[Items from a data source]
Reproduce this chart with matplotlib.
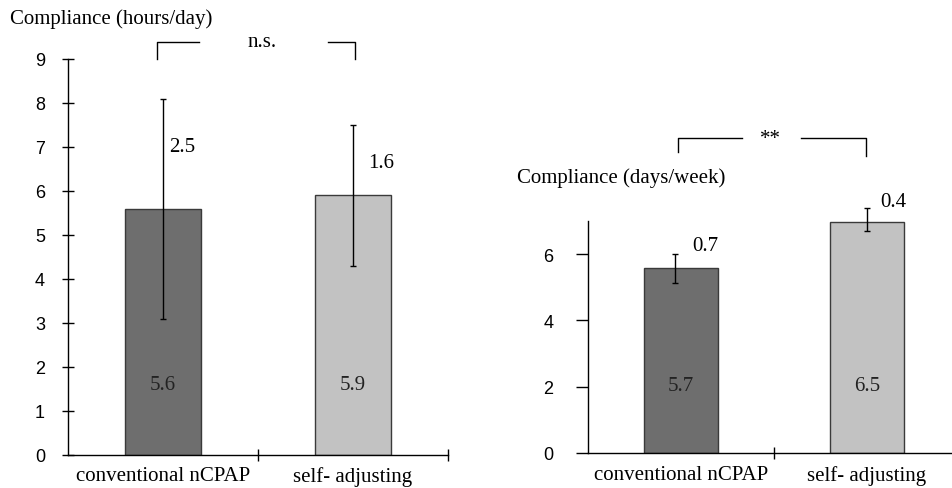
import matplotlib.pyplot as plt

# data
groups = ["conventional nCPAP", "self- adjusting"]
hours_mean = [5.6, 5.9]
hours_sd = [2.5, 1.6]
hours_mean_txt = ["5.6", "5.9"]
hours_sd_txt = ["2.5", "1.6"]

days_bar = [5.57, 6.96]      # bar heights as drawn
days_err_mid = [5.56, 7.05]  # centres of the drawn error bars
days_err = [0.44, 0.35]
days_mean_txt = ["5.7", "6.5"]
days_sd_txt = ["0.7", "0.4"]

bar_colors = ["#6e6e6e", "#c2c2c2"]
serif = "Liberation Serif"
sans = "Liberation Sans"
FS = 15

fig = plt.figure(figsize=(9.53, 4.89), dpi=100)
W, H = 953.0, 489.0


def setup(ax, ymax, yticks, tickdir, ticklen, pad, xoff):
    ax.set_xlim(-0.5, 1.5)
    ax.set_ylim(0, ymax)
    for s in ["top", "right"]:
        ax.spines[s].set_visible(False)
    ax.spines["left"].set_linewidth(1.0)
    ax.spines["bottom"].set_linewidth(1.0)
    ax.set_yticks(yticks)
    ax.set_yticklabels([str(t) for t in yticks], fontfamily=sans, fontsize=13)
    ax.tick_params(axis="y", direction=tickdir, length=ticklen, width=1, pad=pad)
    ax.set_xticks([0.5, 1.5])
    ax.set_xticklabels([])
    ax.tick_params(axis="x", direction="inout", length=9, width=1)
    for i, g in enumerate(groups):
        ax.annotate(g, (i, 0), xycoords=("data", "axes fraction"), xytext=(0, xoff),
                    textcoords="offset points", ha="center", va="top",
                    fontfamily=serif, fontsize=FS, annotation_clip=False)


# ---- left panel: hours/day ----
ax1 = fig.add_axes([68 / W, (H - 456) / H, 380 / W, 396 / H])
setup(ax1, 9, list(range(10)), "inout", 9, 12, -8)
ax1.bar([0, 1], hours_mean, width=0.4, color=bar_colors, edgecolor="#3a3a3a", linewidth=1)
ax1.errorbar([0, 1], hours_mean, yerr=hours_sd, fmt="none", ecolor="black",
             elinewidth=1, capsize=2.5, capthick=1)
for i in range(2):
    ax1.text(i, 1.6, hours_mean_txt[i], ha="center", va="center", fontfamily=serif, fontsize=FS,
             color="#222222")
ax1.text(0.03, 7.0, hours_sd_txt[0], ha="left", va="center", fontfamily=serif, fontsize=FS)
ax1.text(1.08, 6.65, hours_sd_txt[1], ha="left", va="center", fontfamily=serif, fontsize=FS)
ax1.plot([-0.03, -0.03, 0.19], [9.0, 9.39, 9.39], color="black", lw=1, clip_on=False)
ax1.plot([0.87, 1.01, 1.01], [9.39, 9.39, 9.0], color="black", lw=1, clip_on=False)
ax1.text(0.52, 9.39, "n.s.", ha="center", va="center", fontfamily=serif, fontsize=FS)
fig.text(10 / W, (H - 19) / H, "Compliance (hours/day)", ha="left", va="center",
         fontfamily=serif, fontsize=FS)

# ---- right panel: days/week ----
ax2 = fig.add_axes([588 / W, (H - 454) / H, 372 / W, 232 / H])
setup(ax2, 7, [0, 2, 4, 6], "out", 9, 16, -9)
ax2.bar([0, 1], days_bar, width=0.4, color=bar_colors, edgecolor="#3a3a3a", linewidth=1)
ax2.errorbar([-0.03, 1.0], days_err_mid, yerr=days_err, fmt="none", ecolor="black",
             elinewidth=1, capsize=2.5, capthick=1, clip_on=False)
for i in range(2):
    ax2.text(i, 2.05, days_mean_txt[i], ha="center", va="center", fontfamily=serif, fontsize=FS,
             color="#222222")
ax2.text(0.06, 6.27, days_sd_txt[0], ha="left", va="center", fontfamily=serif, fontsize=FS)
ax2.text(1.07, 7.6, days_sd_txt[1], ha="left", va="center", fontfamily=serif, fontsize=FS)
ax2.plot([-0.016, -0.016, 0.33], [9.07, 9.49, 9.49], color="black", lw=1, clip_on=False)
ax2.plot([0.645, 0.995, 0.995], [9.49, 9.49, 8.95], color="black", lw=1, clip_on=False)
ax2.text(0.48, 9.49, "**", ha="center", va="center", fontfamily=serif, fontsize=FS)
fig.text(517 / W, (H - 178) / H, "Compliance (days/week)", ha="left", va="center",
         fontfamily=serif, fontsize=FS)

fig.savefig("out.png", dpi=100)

* * *

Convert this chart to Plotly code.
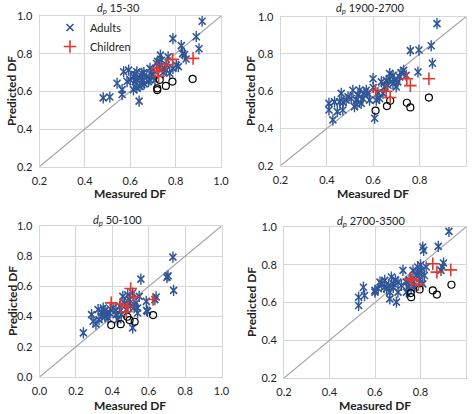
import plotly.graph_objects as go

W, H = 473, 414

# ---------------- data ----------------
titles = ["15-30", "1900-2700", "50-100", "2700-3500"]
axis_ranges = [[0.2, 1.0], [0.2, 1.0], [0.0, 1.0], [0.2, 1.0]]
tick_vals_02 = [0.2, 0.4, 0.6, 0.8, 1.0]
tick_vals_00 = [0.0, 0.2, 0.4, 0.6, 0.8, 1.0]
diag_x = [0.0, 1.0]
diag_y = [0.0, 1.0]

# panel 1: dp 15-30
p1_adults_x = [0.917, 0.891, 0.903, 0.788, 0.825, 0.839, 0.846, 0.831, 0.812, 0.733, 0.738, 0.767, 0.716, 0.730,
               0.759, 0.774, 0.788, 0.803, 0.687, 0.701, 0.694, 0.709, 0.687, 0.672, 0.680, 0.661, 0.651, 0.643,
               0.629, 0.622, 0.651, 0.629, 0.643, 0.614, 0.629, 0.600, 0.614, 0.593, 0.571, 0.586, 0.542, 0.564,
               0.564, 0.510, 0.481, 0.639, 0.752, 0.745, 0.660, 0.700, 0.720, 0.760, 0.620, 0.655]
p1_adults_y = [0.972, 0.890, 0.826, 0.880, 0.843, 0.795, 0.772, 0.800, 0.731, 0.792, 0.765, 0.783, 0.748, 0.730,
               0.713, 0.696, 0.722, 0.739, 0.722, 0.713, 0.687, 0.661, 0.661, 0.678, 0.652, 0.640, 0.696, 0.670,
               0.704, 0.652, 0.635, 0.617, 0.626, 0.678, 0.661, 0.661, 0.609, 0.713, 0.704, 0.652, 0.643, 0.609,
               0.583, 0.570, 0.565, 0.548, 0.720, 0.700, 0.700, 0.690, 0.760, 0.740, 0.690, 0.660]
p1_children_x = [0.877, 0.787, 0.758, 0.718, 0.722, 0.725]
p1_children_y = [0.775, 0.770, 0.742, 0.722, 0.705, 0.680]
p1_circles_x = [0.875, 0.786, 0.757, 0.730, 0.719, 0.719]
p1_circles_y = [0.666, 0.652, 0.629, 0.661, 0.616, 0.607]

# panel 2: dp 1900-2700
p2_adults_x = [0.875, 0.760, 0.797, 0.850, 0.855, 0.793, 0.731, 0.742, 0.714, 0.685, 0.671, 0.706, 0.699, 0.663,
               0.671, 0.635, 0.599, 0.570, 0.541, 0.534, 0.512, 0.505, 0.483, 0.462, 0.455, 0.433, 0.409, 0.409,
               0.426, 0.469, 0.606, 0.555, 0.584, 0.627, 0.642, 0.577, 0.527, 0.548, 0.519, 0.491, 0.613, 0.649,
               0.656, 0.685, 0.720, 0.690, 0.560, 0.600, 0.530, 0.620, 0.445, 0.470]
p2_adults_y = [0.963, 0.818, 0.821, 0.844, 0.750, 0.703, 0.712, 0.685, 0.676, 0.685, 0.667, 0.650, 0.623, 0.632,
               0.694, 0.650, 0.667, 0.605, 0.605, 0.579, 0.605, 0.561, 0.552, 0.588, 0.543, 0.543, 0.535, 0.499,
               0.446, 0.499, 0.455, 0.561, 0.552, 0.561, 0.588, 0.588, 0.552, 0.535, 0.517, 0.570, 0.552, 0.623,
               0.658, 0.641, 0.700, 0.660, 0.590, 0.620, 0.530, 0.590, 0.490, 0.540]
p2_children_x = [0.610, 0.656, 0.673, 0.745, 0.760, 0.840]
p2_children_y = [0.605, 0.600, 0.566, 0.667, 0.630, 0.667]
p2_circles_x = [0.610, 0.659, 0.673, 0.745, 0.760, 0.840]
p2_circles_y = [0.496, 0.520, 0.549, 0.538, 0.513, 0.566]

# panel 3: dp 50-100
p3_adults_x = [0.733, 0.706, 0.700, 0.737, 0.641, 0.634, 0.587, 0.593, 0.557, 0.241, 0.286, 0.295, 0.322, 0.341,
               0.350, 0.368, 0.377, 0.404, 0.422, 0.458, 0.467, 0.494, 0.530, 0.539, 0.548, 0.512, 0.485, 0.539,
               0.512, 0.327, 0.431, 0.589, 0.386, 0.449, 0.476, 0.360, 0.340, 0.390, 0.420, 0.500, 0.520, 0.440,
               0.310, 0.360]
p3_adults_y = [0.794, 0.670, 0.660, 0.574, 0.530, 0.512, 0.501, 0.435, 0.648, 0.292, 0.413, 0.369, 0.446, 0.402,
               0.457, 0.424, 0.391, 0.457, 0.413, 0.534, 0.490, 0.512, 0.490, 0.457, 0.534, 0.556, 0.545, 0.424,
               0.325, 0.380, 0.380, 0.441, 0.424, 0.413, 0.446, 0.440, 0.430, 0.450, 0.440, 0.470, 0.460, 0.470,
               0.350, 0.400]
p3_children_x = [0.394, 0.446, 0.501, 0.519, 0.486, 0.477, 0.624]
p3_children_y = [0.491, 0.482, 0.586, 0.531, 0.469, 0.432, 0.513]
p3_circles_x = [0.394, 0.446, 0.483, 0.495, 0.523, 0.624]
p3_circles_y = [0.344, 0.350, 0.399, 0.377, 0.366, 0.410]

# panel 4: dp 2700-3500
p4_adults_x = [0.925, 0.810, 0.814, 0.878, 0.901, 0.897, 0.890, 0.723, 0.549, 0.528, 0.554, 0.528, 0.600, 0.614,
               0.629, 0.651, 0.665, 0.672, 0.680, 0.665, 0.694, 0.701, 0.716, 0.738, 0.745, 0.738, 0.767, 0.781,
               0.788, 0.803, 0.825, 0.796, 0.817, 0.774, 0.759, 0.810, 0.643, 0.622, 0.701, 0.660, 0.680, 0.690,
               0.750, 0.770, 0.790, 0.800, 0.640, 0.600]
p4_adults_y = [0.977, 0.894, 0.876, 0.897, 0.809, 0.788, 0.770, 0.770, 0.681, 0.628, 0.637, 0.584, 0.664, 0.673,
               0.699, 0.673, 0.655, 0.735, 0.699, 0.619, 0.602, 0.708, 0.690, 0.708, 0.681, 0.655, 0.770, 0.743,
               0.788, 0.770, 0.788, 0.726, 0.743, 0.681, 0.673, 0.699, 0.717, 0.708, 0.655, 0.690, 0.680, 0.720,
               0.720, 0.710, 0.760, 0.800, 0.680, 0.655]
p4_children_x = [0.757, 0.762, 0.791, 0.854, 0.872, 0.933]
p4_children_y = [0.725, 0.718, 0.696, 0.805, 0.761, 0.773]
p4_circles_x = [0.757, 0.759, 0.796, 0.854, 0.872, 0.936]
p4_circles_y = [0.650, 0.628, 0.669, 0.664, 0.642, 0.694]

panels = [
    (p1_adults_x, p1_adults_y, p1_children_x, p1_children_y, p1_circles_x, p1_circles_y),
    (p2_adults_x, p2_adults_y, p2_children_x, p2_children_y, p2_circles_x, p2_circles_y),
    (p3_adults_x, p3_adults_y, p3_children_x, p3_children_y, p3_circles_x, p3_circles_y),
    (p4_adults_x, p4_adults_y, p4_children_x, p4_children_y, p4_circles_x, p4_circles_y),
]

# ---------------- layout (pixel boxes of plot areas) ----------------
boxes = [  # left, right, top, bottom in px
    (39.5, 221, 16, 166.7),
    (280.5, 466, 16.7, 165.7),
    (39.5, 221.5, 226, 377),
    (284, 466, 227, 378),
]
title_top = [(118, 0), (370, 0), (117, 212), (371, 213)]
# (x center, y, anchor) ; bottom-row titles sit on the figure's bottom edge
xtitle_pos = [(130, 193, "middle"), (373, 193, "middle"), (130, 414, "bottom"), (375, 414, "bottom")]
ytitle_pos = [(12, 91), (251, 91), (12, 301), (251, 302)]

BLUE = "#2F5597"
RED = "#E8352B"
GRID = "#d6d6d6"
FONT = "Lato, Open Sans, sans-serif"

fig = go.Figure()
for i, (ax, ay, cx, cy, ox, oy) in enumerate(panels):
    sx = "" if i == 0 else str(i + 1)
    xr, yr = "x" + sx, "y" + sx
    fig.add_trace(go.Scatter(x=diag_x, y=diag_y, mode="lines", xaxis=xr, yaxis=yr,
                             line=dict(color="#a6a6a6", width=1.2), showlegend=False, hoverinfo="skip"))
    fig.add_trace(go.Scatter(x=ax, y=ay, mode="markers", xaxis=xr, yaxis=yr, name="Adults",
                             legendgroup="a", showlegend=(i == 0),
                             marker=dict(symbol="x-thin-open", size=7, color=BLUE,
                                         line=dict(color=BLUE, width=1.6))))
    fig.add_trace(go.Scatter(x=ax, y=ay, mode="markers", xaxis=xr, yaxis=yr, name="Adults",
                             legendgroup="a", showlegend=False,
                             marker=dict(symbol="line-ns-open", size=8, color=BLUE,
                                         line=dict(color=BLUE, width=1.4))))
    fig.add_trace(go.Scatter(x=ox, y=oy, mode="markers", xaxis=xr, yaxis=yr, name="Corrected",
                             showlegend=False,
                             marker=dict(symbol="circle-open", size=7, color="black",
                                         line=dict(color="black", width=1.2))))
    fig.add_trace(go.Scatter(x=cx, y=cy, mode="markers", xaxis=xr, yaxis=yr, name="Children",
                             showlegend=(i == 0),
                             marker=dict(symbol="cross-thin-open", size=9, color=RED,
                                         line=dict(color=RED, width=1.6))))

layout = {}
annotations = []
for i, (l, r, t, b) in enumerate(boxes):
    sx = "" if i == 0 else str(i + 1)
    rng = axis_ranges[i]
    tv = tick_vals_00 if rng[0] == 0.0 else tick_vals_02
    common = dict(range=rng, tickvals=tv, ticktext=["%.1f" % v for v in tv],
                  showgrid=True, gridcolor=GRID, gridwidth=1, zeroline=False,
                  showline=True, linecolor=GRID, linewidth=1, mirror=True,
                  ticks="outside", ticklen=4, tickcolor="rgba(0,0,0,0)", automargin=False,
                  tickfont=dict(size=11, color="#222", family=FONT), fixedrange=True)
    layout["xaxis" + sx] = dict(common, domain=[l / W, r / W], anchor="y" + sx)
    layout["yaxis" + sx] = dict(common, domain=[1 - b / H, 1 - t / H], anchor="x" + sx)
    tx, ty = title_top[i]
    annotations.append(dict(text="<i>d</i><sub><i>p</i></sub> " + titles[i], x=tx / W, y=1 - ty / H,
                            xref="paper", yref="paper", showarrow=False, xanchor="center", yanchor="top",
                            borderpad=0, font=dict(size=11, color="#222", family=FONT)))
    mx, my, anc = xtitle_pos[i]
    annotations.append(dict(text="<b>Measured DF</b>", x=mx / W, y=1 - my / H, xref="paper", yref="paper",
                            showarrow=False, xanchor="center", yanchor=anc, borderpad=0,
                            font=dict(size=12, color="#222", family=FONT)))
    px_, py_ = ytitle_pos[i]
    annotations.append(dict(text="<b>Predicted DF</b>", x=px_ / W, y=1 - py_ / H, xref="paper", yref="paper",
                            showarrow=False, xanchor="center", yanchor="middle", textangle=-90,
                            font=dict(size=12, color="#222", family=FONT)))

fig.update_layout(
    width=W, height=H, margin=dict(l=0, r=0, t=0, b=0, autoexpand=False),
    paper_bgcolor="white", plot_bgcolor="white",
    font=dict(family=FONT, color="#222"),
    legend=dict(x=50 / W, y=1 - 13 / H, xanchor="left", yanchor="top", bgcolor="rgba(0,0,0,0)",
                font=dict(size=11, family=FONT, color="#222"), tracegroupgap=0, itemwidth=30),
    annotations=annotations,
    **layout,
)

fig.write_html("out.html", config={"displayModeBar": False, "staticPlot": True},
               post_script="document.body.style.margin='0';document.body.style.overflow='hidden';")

● Your task: Go through the entries above and copy every line containing "matplotlib".

● Reply:
Reproduce this chart with matplotlib.
import matplotlib.pyplot as plt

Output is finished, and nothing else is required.